= PROBLEM REQUIREMENTS =
Give back the full listing verbatim, apart from its images.

####################

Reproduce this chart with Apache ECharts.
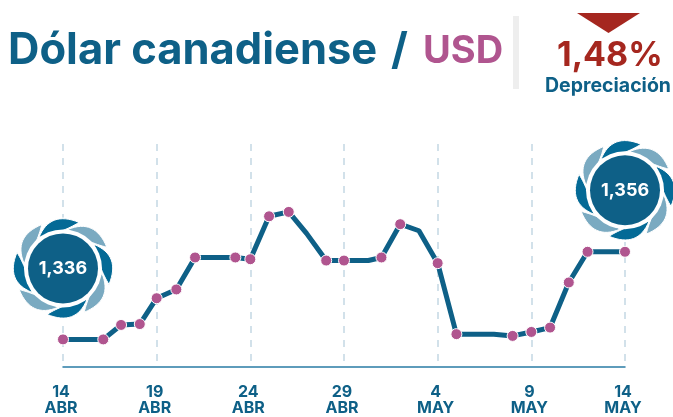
<!DOCTYPE html>
<html lang="es" style="height: 100%">
<head>
    <meta charset="utf-8"/>
</head>
<body style="height: 100%; margin: 0; overflow: hidden; background: #fff">
<div id="container" style="width: 673px; height: 417px"></div>

<script type="text/javascript" src="https://cdn.jsdelivr.net/npm/echarts@6/dist/echarts.min.js"></script>

<script type="text/javascript">
    // days since 14 ABR
    var days = [0, 1, 2.15, 3.1, 4.1, 5, 6.05, 7.05, 8, 9.2, 10, 11, 12.05, 13, 14.05, 15, 16.3, 17, 18, 19, 20, 21, 22, 23, 24, 25, 26, 27, 28, 29, 30];
    var rates = [1.336, 1.336, 1.336, 1.3393, 1.3395, 1.3454, 1.3474, 1.3547, 1.3547, 1.3547, 1.3543, 1.3641, 1.3651, 1.3602, 1.354, 1.354, 1.354, 1.3547, 1.3623, 1.3608, 1.3534, 1.3372, 1.3372, 1.3372, 1.3368, 1.3377, 1.3387, 1.349, 1.356, 1.356, 1.356];
    // points on the line that have no dot
    var noDot = [1, 8, 13, 16, 19, 22, 23, 29];
    var tickLabels = ["14\nABR", "19\nABR", "24\nABR", "29\nABR", "4\nMAY", "9\nMAY", "14\nMAY"];
    var badgeDays = [0, 30];
    var badgeRates = [1.336, 1.356];

    var BLUE = "#0e6087";
    var PETAL_DARK = "#046a96";
    var PETAL_LIGHT = "#7aaac1";
    var PINK = "#b0558f";
    var RED = "#a5271f";
    var FONT = "Inter";

    // how far above its point each badge sits
    var badgeLift = [71, 61.5];

    var myChart = echarts.init(document.getElementById("container"), null, {renderer: "canvas"});

    function bez(p0, c, p1, t) {
        var u = 1 - t;
        return [u * u * p0[0] + 2 * u * t * c[0] + t * t * p1[0], u * u * p0[1] + 2 * u * t * c[1] + t * t * p1[1]];
    }

    // one blade, pointing up, turned by angle around the badge centre
    function petalPoints(cx, cy, angle) {
        var a = [-24, -31], b = [16, -46];
        var outer = [-13, -58], inner = [0, -36];
        var pts = [], i;
        for (i = 0; i <= 16; i++) pts.push(bez(a, outer, b, i / 16));
        for (i = 1; i < 16; i++) pts.push(bez(b, inner, a, i / 16));
        var c = Math.cos(angle), s = Math.sin(angle);
        return pts.map(function (p) {
            return [cx + p[0] * c - p[1] * s, cy + p[0] * s + p[1] * c];
        });
    }

    function renderBadge(params, api) {
        var pos = api.coord([api.value(0), api.value(1)]);
        var cx = pos[0], cy = pos[1] - badgeLift[params.dataIndex];
        var children = [{
            type: "circle",
            shape: {cx: cx, cy: cy, r: 51},
            style: {fill: "#fff"}
        }];
        for (var i = 0; i < 8; i++) {
            children.push({
                type: "polygon",
                shape: {points: petalPoints(cx, cy, i * Math.PI / 4)},
                style: {fill: i % 2 ? PETAL_LIGHT : PETAL_DARK, stroke: "#fff", lineWidth: 1}
            });
        }
        children.push({
            type: "circle",
            shape: {cx: cx, cy: cy, r: 39},
            style: {fill: "#fff"}
        });
        children.push({
            type: "circle",
            shape: {cx: cx, cy: cy, r: 35},
            style: {fill: BLUE}
        });
        children.push({
            type: "text",
            style: {
                x: cx, y: cy,
                text: api.value(1).toFixed(3).replace(".", ","),
                fill: "#fff",
                font: "bold 18px " + FONT,
                align: "center",
                verticalAlign: "middle"
            }
        });
        return {type: "group", children: children};
    }

    var option = {
        animation: false,
        textStyle: {fontFamily: FONT},
        grid: {left: 63, right: 48, top: 144, bottom: 50},
        xAxis: {
            type: "value",
            min: 0,
            max: 30,
            interval: 5,
            axisLine: {show: true, onZero: false, lineStyle: {color: "#2a7ca5", width: 1.5}},
            axisTick: {show: false},
            axisLabel: {
                color: BLUE,
                fontFamily: FONT,
                fontWeight: "bold",
                fontSize: 16,
                lineHeight: 16,
                margin: 17,
                padding: [0, 4, 0, 0],
                formatter: function (v) {
                    return tickLabels[v / 5];
                }
            },
            splitLine: {show: true, lineStyle: {color: "#c3d8e3", width: 1.5, type: [7, 7]}}
        },
        yAxis: {
            type: "value",
            show: false,
            min: 1.3297,
            max: 1.3806,
            splitLine: {show: false}
        },
        series: [
            {
                type: "line",
                data: days.map(function (d, i) {
                    return [d, rates[i]];
                }),
                showAllSymbol: true,
                symbol: "circle",
                symbolSize: function (v, p) {
                    return noDot.indexOf(p.dataIndex) >= 0 ? 0 : 11;
                },
                lineStyle: {color: BLUE, width: 5},
                itemStyle: {color: PINK, borderColor: "#fff", borderWidth: 1},
                clip: false,
                z: 3
            },
            {
                type: "custom",
                data: badgeDays.map(function (d, i) {
                    return [d, badgeRates[i]];
                }),
                renderItem: renderBadge,
                clip: false,
                z: 4
            }
        ],
        graphic: [
            {type: "text", left: 8, top: 29, style: {text: "Dólar canadiense", fill: BLUE, font: "bold 43.5px " + FONT}},
            {type: "text", left: 391, top: 29, style: {text: "/", fill: BLUE, font: "bold 43.5px " + FONT}},
            {type: "text", left: 423, top: 33, style: {text: "USD", fill: PINK, font: "bold 38px " + FONT}},
            {type: "rect", left: 513, top: 16, shape: {width: 6, height: 73}, style: {fill: "#eeeeee"}},
            {type: "polygon", shape: {points: [[577, 13], [640, 13], [608.5, 33]]}, style: {fill: RED}},
            {type: "text", left: 557, top: 39, style: {text: "1,48%", fill: RED, font: "bold 34px " + FONT}},
            {type: "text", left: 545, top: 76, style: {text: "Depreciación", fill: BLUE, font: "bold 19.5px " + FONT}}
        ]
    };

    myChart.setOption(option);
    window.addEventListener("resize", myChart.resize);
</script>
</body>
</html>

####################

= REPLY =
Reproduce this chart with Apache ECharts.
<!DOCTYPE html>
<html lang="es" style="height: 100%">
<head>
    <meta charset="utf-8"/>
</head>
<body style="height: 100%; margin: 0; overflow: hidden; background: #fff">
<div id="container" style="width: 673px; height: 417px"></div>

<script type="text/javascript" src="https://cdn.jsdelivr.net/npm/echarts@6/dist/echarts.min.js"></script>

<script type="text/javascript">
    // days since 14 ABR
    var days = [0, 1, 2.15, 3.1, 4.1, 5, 6.05, 7.05, 8, 9.2, 10, 11, 12.05, 13, 14.05, 15, 16.3, 17, 18, 19, 20, 21, 22, 23, 24, 25, 26, 27, 28, 29, 30];
    var rates = [1.336, 1.336, 1.336, 1.3393, 1.3395, 1.3454, 1.3474, 1.3547, 1.3547, 1.3547, 1.3543, 1.3641, 1.3651, 1.3602, 1.354, 1.354, 1.354, 1.3547, 1.3623, 1.3608, 1.3534, 1.3372, 1.3372, 1.3372, 1.3368, 1.3377, 1.3387, 1.349, 1.356, 1.356, 1.356];
    // points on the line that have no dot
    var noDot = [1, 8, 13, 16, 19, 22, 23, 29];
    var tickLabels = ["14\nABR", "19\nABR", "24\nABR", "29\nABR", "4\nMAY", "9\nMAY", "14\nMAY"];
    var badgeDays = [0, 30];
    var badgeRates = [1.336, 1.356];

    var BLUE = "#0e6087";
    var PETAL_DARK = "#046a96";
    var PETAL_LIGHT = "#7aaac1";
    var PINK = "#b0558f";
    var RED = "#a5271f";
    var FONT = "Inter";

    // how far above its point each badge sits
    var badgeLift = [71, 61.5];

    var myChart = echarts.init(document.getElementById("container"), null, {renderer: "canvas"});

    function bez(p0, c, p1, t) {
        var u = 1 - t;
        return [u * u * p0[0] + 2 * u * t * c[0] + t * t * p1[0], u * u * p0[1] + 2 * u * t * c[1] + t * t * p1[1]];
    }

    // one blade, pointing up, turned by angle around the badge centre
    function petalPoints(cx, cy, angle) {
        var a = [-24, -31], b = [16, -46];
        var outer = [-13, -58], inner = [0, -36];
        var pts = [], i;
        for (i = 0; i <= 16; i++) pts.push(bez(a, outer, b, i / 16));
        for (i = 1; i < 16; i++) pts.push(bez(b, inner, a, i / 16));
        var c = Math.cos(angle), s = Math.sin(angle);
        return pts.map(function (p) {
            return [cx + p[0] * c - p[1] * s, cy + p[0] * s + p[1] * c];
        });
    }

    function renderBadge(params, api) {
        var pos = api.coord([api.value(0), api.value(1)]);
        var cx = pos[0], cy = pos[1] - badgeLift[params.dataIndex];
        var children = [{
            type: "circle",
            shape: {cx: cx, cy: cy, r: 51},
            style: {fill: "#fff"}
        }];
        for (var i = 0; i < 8; i++) {
            children.push({
                type: "polygon",
                shape: {points: petalPoints(cx, cy, i * Math.PI / 4)},
                style: {fill: i % 2 ? PETAL_LIGHT : PETAL_DARK, stroke: "#fff", lineWidth: 1}
            });
        }
        children.push({
            type: "circle",
            shape: {cx: cx, cy: cy, r: 39},
            style: {fill: "#fff"}
        });
        children.push({
            type: "circle",
            shape: {cx: cx, cy: cy, r: 35},
            style: {fill: BLUE}
        });
        children.push({
            type: "text",
            style: {
                x: cx, y: cy,
                text: api.value(1).toFixed(3).replace(".", ","),
                fill: "#fff",
                font: "bold 18px " + FONT,
                align: "center",
                verticalAlign: "middle"
            }
        });
        return {type: "group", children: children};
    }

    var option = {
        animation: false,
        textStyle: {fontFamily: FONT},
        grid: {left: 63, right: 48, top: 144, bottom: 50},
        xAxis: {
            type: "value",
            min: 0,
            max: 30,
            interval: 5,
            axisLine: {show: true, onZero: false, lineStyle: {color: "#2a7ca5", width: 1.5}},
            axisTick: {show: false},
            axisLabel: {
                color: BLUE,
                fontFamily: FONT,
                fontWeight: "bold",
                fontSize: 16,
                lineHeight: 16,
                margin: 17,
                padding: [0, 4, 0, 0],
                formatter: function (v) {
                    return tickLabels[v / 5];
                }
            },
            splitLine: {show: true, lineStyle: {color: "#c3d8e3", width: 1.5, type: [7, 7]}}
        },
        yAxis: {
            type: "value",
            show: false,
            min: 1.3297,
            max: 1.3806,
            splitLine: {show: false}
        },
        series: [
            {
                type: "line",
                data: days.map(function (d, i) {
                    return [d, rates[i]];
                }),
                showAllSymbol: true,
                symbol: "circle",
                symbolSize: function (v, p) {
                    return noDot.indexOf(p.dataIndex) >= 0 ? 0 : 11;
                },
                lineStyle: {color: BLUE, width: 5},
                itemStyle: {color: PINK, borderColor: "#fff", borderWidth: 1},
                clip: false,
                z: 3
            },
            {
                type: "custom",
                data: badgeDays.map(function (d, i) {
                    return [d, badgeRates[i]];
                }),
                renderItem: renderBadge,
                clip: false,
                z: 4
            }
        ],
        graphic: [
            {type: "text", left: 8, top: 29, style: {text: "Dólar canadiense", fill: BLUE, font: "bold 43.5px " + FONT}},
            {type: "text", left: 391, top: 29, style: {text: "/", fill: BLUE, font: "bold 43.5px " + FONT}},
            {type: "text", left: 423, top: 33, style: {text: "USD", fill: PINK, font: "bold 38px " + FONT}},
            {type: "rect", left: 513, top: 16, shape: {width: 6, height: 73}, style: {fill: "#eeeeee"}},
            {type: "polygon", shape: {points: [[577, 13], [640, 13], [608.5, 33]]}, style: {fill: RED}},
            {type: "text", left: 557, top: 39, style: {text: "1,48%", fill: RED, font: "bold 34px " + FONT}},
            {type: "text", left: 545, top: 76, style: {text: "Depreciación", fill: BLUE, font: "bold 19.5px " + FONT}}
        ]
    };

    myChart.setOption(option);
    window.addEventListener("resize", myChart.resize);
</script>
</body>
</html>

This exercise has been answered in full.